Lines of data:
+===+

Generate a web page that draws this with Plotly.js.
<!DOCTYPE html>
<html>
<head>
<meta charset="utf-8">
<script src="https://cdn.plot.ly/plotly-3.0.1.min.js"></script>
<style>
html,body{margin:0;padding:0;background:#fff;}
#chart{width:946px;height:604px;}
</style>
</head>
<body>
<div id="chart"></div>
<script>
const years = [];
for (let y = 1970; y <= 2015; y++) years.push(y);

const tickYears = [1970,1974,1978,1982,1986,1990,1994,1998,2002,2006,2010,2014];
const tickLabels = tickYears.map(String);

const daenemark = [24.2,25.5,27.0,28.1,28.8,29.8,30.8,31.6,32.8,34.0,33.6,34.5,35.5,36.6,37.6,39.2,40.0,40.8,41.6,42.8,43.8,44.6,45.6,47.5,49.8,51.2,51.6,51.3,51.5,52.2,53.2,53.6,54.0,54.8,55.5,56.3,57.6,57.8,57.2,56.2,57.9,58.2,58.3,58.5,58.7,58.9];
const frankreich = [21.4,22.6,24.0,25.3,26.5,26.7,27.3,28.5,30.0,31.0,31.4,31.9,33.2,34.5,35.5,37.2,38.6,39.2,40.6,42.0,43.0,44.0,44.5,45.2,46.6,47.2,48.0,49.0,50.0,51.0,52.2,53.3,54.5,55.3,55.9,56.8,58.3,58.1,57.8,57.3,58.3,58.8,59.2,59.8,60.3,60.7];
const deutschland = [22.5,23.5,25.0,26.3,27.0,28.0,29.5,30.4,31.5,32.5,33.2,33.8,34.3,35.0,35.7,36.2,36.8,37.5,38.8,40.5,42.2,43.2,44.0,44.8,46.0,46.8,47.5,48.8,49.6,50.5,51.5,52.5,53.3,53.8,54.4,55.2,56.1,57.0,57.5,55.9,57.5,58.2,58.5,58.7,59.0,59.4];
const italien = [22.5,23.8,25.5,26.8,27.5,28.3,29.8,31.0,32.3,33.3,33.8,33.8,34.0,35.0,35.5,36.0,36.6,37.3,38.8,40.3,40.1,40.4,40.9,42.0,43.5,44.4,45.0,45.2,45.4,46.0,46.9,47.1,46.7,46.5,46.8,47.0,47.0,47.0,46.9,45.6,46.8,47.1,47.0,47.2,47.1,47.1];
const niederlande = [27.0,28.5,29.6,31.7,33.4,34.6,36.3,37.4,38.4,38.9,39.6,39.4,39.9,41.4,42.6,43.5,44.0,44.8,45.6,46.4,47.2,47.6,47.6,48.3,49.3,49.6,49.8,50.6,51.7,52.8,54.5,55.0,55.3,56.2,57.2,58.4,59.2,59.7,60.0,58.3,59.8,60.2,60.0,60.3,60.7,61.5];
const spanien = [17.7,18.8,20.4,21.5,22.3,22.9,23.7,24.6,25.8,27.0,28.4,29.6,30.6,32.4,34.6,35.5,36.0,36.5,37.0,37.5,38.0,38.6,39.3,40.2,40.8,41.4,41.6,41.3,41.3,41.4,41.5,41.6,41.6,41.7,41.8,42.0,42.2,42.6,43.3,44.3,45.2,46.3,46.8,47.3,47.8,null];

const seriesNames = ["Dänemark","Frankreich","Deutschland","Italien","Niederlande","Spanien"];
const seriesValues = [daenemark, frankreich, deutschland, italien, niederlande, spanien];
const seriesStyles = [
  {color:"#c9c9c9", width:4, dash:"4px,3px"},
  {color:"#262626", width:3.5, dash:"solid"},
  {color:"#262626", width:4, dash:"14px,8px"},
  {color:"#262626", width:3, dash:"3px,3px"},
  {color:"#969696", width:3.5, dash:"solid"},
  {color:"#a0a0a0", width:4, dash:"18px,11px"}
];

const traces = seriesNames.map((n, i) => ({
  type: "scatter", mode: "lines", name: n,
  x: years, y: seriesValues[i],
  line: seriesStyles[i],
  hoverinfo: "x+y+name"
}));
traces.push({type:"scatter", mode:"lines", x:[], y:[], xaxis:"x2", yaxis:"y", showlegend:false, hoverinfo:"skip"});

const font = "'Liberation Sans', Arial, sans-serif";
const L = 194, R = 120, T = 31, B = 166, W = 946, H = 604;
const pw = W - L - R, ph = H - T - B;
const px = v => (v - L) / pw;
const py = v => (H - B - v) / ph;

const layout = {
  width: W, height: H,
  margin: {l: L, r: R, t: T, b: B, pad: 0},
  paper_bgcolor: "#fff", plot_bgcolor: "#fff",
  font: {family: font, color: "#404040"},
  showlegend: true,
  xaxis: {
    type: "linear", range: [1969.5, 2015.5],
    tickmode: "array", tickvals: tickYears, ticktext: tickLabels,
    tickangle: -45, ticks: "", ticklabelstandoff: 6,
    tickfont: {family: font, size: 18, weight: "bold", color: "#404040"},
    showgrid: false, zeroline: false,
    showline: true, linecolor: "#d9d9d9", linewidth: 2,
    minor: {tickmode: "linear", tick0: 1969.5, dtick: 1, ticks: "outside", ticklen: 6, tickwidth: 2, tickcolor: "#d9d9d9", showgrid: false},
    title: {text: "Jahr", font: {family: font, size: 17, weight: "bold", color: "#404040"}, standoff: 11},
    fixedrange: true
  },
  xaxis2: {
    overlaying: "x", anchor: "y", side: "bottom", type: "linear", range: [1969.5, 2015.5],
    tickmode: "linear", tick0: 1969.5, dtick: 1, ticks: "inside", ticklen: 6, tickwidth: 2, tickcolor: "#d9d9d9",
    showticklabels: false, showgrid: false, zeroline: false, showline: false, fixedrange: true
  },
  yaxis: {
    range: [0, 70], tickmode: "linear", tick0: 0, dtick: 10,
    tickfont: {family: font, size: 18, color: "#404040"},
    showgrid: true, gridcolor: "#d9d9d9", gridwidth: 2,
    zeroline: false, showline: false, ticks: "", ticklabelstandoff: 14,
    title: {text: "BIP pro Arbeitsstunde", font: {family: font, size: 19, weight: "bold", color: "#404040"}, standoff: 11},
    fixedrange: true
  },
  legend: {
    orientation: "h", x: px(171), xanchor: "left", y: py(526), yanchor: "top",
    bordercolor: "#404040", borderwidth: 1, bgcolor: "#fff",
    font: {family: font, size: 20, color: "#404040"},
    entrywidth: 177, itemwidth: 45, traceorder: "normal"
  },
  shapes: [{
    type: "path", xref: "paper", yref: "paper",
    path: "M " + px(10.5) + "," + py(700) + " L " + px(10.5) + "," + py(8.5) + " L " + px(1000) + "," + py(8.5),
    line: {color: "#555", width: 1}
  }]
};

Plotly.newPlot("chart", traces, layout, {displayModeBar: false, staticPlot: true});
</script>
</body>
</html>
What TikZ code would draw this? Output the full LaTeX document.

+===+

» **Exercise**: Retype the data exactly as given.

» **Problem solution**:
Generate a web page that draws this with Plotly.js.
<!DOCTYPE html>
<html>
<head>
<meta charset="utf-8">
<script src="https://cdn.plot.ly/plotly-3.0.1.min.js"></script>
<style>
html,body{margin:0;padding:0;background:#fff;}
#chart{width:946px;height:604px;}
</style>
</head>
<body>
<div id="chart"></div>
<script>
const years = [];
for (let y = 1970; y <= 2015; y++) years.push(y);

const tickYears = [1970,1974,1978,1982,1986,1990,1994,1998,2002,2006,2010,2014];
const tickLabels = tickYears.map(String);

const daenemark = [24.2,25.5,27.0,28.1,28.8,29.8,30.8,31.6,32.8,34.0,33.6,34.5,35.5,36.6,37.6,39.2,40.0,40.8,41.6,42.8,43.8,44.6,45.6,47.5,49.8,51.2,51.6,51.3,51.5,52.2,53.2,53.6,54.0,54.8,55.5,56.3,57.6,57.8,57.2,56.2,57.9,58.2,58.3,58.5,58.7,58.9];
const frankreich = [21.4,22.6,24.0,25.3,26.5,26.7,27.3,28.5,30.0,31.0,31.4,31.9,33.2,34.5,35.5,37.2,38.6,39.2,40.6,42.0,43.0,44.0,44.5,45.2,46.6,47.2,48.0,49.0,50.0,51.0,52.2,53.3,54.5,55.3,55.9,56.8,58.3,58.1,57.8,57.3,58.3,58.8,59.2,59.8,60.3,60.7];
const deutschland = [22.5,23.5,25.0,26.3,27.0,28.0,29.5,30.4,31.5,32.5,33.2,33.8,34.3,35.0,35.7,36.2,36.8,37.5,38.8,40.5,42.2,43.2,44.0,44.8,46.0,46.8,47.5,48.8,49.6,50.5,51.5,52.5,53.3,53.8,54.4,55.2,56.1,57.0,57.5,55.9,57.5,58.2,58.5,58.7,59.0,59.4];
const italien = [22.5,23.8,25.5,26.8,27.5,28.3,29.8,31.0,32.3,33.3,33.8,33.8,34.0,35.0,35.5,36.0,36.6,37.3,38.8,40.3,40.1,40.4,40.9,42.0,43.5,44.4,45.0,45.2,45.4,46.0,46.9,47.1,46.7,46.5,46.8,47.0,47.0,47.0,46.9,45.6,46.8,47.1,47.0,47.2,47.1,47.1];
const niederlande = [27.0,28.5,29.6,31.7,33.4,34.6,36.3,37.4,38.4,38.9,39.6,39.4,39.9,41.4,42.6,43.5,44.0,44.8,45.6,46.4,47.2,47.6,47.6,48.3,49.3,49.6,49.8,50.6,51.7,52.8,54.5,55.0,55.3,56.2,57.2,58.4,59.2,59.7,60.0,58.3,59.8,60.2,60.0,60.3,60.7,61.5];
const spanien = [17.7,18.8,20.4,21.5,22.3,22.9,23.7,24.6,25.8,27.0,28.4,29.6,30.6,32.4,34.6,35.5,36.0,36.5,37.0,37.5,38.0,38.6,39.3,40.2,40.8,41.4,41.6,41.3,41.3,41.4,41.5,41.6,41.6,41.7,41.8,42.0,42.2,42.6,43.3,44.3,45.2,46.3,46.8,47.3,47.8,null];

const seriesNames = ["Dänemark","Frankreich","Deutschland","Italien","Niederlande","Spanien"];
const seriesValues = [daenemark, frankreich, deutschland, italien, niederlande, spanien];
const seriesStyles = [
  {color:"#c9c9c9", width:4, dash:"4px,3px"},
  {color:"#262626", width:3.5, dash:"solid"},
  {color:"#262626", width:4, dash:"14px,8px"},
  {color:"#262626", width:3, dash:"3px,3px"},
  {color:"#969696", width:3.5, dash:"solid"},
  {color:"#a0a0a0", width:4, dash:"18px,11px"}
];

const traces = seriesNames.map((n, i) => ({
  type: "scatter", mode: "lines", name: n,
  x: years, y: seriesValues[i],
  line: seriesStyles[i],
  hoverinfo: "x+y+name"
}));
traces.push({type:"scatter", mode:"lines", x:[], y:[], xaxis:"x2", yaxis:"y", showlegend:false, hoverinfo:"skip"});

const font = "'Liberation Sans', Arial, sans-serif";
const L = 194, R = 120, T = 31, B = 166, W = 946, H = 604;
const pw = W - L - R, ph = H - T - B;
const px = v => (v - L) / pw;
const py = v => (H - B - v) / ph;

const layout = {
  width: W, height: H,
  margin: {l: L, r: R, t: T, b: B, pad: 0},
  paper_bgcolor: "#fff", plot_bgcolor: "#fff",
  font: {family: font, color: "#404040"},
  showlegend: true,
  xaxis: {
    type: "linear", range: [1969.5, 2015.5],
    tickmode: "array", tickvals: tickYears, ticktext: tickLabels,
    tickangle: -45, ticks: "", ticklabelstandoff: 6,
    tickfont: {family: font, size: 18, weight: "bold", color: "#404040"},
    showgrid: false, zeroline: false,
    showline: true, linecolor: "#d9d9d9", linewidth: 2,
    minor: {tickmode: "linear", tick0: 1969.5, dtick: 1, ticks: "outside", ticklen: 6, tickwidth: 2, tickcolor: "#d9d9d9", showgrid: false},
    title: {text: "Jahr", font: {family: font, size: 17, weight: "bold", color: "#404040"}, standoff: 11},
    fixedrange: true
  },
  xaxis2: {
    overlaying: "x", anchor: "y", side: "bottom", type: "linear", range: [1969.5, 2015.5],
    tickmode: "linear", tick0: 1969.5, dtick: 1, ticks: "inside", ticklen: 6, tickwidth: 2, tickcolor: "#d9d9d9",
    showticklabels: false, showgrid: false, zeroline: false, showline: false, fixedrange: true
  },
  yaxis: {
    range: [0, 70], tickmode: "linear", tick0: 0, dtick: 10,
    tickfont: {family: font, size: 18, color: "#404040"},
    showgrid: true, gridcolor: "#d9d9d9", gridwidth: 2,
    zeroline: false, showline: false, ticks: "", ticklabelstandoff: 14,
    title: {text: "BIP pro Arbeitsstunde", font: {family: font, size: 19, weight: "bold", color: "#404040"}, standoff: 11},
    fixedrange: true
  },
  legend: {
    orientation: "h", x: px(171), xanchor: "left", y: py(526), yanchor: "top",
    bordercolor: "#404040", borderwidth: 1, bgcolor: "#fff",
    font: {family: font, size: 20, color: "#404040"},
    entrywidth: 177, itemwidth: 45, traceorder: "normal"
  },
  shapes: [{
    type: "path", xref: "paper", yref: "paper",
    path: "M " + px(10.5) + "," + py(700) + " L " + px(10.5) + "," + py(8.5) + " L " + px(1000) + "," + py(8.5),
    line: {color: "#555", width: 1}
  }]
};

Plotly.newPlot("chart", traces, layout, {displayModeBar: false, staticPlot: true});
</script>
</body>
</html>
What TikZ code would draw this? Output the full LaTeX document.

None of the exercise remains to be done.